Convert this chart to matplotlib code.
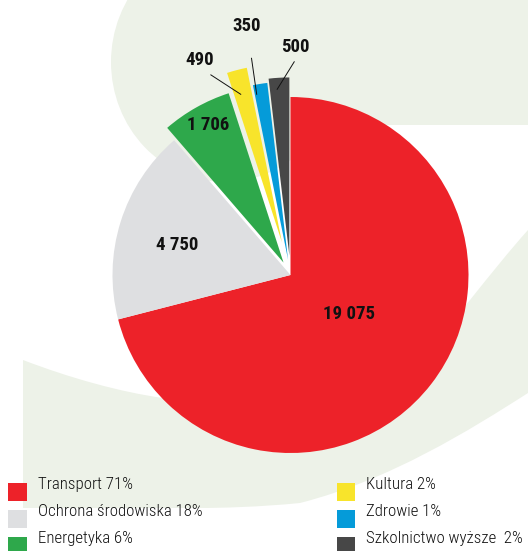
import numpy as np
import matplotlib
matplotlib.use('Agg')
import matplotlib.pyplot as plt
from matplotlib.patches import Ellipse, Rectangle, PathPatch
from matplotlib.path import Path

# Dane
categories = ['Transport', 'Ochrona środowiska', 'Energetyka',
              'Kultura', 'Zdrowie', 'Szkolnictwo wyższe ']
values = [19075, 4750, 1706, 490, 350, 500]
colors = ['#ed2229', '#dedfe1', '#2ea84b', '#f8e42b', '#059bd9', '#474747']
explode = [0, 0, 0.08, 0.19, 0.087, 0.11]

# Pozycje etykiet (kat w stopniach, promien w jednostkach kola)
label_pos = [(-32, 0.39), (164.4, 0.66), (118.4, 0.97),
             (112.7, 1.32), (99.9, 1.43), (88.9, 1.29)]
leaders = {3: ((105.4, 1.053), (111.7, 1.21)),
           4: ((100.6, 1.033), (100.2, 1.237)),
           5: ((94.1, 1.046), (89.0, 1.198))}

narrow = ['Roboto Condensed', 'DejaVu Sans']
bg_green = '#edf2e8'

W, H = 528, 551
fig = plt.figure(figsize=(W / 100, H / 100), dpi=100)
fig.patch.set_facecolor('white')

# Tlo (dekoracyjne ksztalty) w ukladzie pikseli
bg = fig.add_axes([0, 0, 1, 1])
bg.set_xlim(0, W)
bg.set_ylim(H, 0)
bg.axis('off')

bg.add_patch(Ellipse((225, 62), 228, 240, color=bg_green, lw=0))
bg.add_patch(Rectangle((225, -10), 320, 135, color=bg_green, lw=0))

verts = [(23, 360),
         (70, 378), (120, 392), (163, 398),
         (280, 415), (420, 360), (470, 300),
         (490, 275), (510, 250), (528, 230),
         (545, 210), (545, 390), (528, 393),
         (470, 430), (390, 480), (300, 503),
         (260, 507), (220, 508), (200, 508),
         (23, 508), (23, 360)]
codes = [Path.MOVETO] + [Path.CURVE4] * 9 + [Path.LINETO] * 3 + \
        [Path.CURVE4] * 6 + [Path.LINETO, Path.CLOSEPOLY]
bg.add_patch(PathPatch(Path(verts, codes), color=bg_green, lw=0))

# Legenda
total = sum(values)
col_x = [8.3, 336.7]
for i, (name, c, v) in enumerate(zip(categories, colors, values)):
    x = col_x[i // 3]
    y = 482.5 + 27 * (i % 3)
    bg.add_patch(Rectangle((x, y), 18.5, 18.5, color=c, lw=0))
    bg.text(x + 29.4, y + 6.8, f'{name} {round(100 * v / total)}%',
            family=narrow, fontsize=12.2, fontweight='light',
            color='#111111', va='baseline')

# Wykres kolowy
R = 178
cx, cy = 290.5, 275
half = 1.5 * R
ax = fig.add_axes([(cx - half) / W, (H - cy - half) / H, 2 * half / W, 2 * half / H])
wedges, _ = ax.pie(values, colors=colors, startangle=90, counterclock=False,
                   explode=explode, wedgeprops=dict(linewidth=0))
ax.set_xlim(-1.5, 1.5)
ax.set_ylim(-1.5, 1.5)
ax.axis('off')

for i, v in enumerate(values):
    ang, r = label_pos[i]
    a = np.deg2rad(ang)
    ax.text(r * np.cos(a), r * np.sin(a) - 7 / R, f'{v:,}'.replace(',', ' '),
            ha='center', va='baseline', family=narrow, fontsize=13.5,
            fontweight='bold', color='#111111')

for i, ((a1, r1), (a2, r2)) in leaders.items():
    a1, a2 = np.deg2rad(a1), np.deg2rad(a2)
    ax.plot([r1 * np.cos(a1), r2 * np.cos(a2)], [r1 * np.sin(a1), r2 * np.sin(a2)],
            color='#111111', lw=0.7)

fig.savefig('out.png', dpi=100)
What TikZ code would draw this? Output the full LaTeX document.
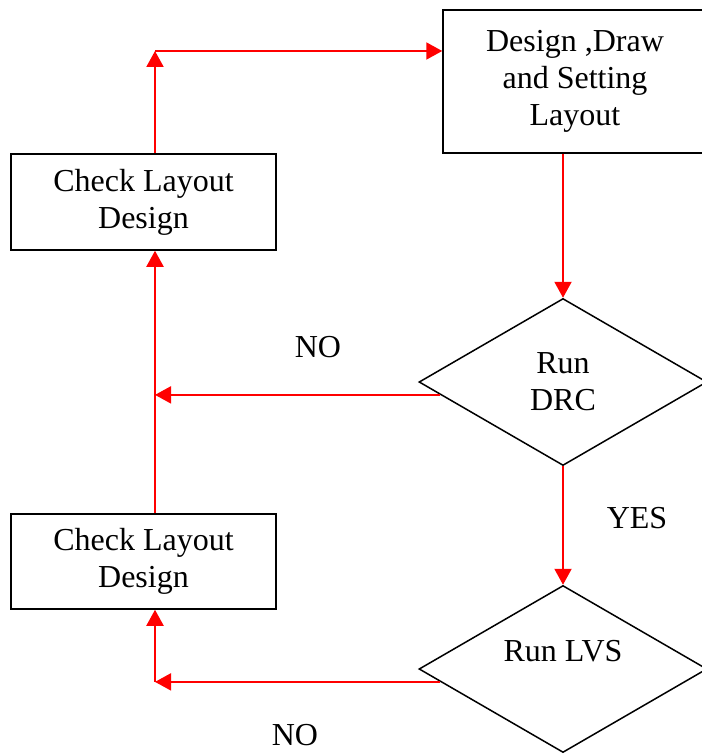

◆ ◆ ◆

Short task: Retype each record exactly as it stands, but do not include the pictures.

Result of the task:
Convert this chart to matplotlib code.
import numpy as np
import matplotlib
matplotlib.use('Agg')
import matplotlib.pyplot as plt
from matplotlib.patches import Ellipse, Rectangle, PathPatch
from matplotlib.path import Path

# Dane
categories = ['Transport', 'Ochrona środowiska', 'Energetyka',
              'Kultura', 'Zdrowie', 'Szkolnictwo wyższe ']
values = [19075, 4750, 1706, 490, 350, 500]
colors = ['#ed2229', '#dedfe1', '#2ea84b', '#f8e42b', '#059bd9', '#474747']
explode = [0, 0, 0.08, 0.19, 0.087, 0.11]

# Pozycje etykiet (kat w stopniach, promien w jednostkach kola)
label_pos = [(-32, 0.39), (164.4, 0.66), (118.4, 0.97),
             (112.7, 1.32), (99.9, 1.43), (88.9, 1.29)]
leaders = {3: ((105.4, 1.053), (111.7, 1.21)),
           4: ((100.6, 1.033), (100.2, 1.237)),
           5: ((94.1, 1.046), (89.0, 1.198))}

narrow = ['Roboto Condensed', 'DejaVu Sans']
bg_green = '#edf2e8'

W, H = 528, 551
fig = plt.figure(figsize=(W / 100, H / 100), dpi=100)
fig.patch.set_facecolor('white')

# Tlo (dekoracyjne ksztalty) w ukladzie pikseli
bg = fig.add_axes([0, 0, 1, 1])
bg.set_xlim(0, W)
bg.set_ylim(H, 0)
bg.axis('off')

bg.add_patch(Ellipse((225, 62), 228, 240, color=bg_green, lw=0))
bg.add_patch(Rectangle((225, -10), 320, 135, color=bg_green, lw=0))

verts = [(23, 360),
         (70, 378), (120, 392), (163, 398),
         (280, 415), (420, 360), (470, 300),
         (490, 275), (510, 250), (528, 230),
         (545, 210), (545, 390), (528, 393),
         (470, 430), (390, 480), (300, 503),
         (260, 507), (220, 508), (200, 508),
         (23, 508), (23, 360)]
codes = [Path.MOVETO] + [Path.CURVE4] * 9 + [Path.LINETO] * 3 + \
        [Path.CURVE4] * 6 + [Path.LINETO, Path.CLOSEPOLY]
bg.add_patch(PathPatch(Path(verts, codes), color=bg_green, lw=0))

# Legenda
total = sum(values)
col_x = [8.3, 336.7]
for i, (name, c, v) in enumerate(zip(categories, colors, values)):
    x = col_x[i // 3]
    y = 482.5 + 27 * (i % 3)
    bg.add_patch(Rectangle((x, y), 18.5, 18.5, color=c, lw=0))
    bg.text(x + 29.4, y + 6.8, f'{name} {round(100 * v / total)}%',
            family=narrow, fontsize=12.2, fontweight='light',
            color='#111111', va='baseline')

# Wykres kolowy
R = 178
cx, cy = 290.5, 275
half = 1.5 * R
ax = fig.add_axes([(cx - half) / W, (H - cy - half) / H, 2 * half / W, 2 * half / H])
wedges, _ = ax.pie(values, colors=colors, startangle=90, counterclock=False,
                   explode=explode, wedgeprops=dict(linewidth=0))
ax.set_xlim(-1.5, 1.5)
ax.set_ylim(-1.5, 1.5)
ax.axis('off')

for i, v in enumerate(values):
    ang, r = label_pos[i]
    a = np.deg2rad(ang)
    ax.text(r * np.cos(a), r * np.sin(a) - 7 / R, f'{v:,}'.replace(',', ' '),
            ha='center', va='baseline', family=narrow, fontsize=13.5,
            fontweight='bold', color='#111111')

for i, ((a1, r1), (a2, r2)) in leaders.items():
    a1, a2 = np.deg2rad(a1), np.deg2rad(a2)
    ax.plot([r1 * np.cos(a1), r2 * np.cos(a2)], [r1 * np.sin(a1), r2 * np.sin(a2)],
            color='#111111', lw=0.7)

fig.savefig('out.png', dpi=100)
What TikZ code would draw this? Output the full LaTeX document.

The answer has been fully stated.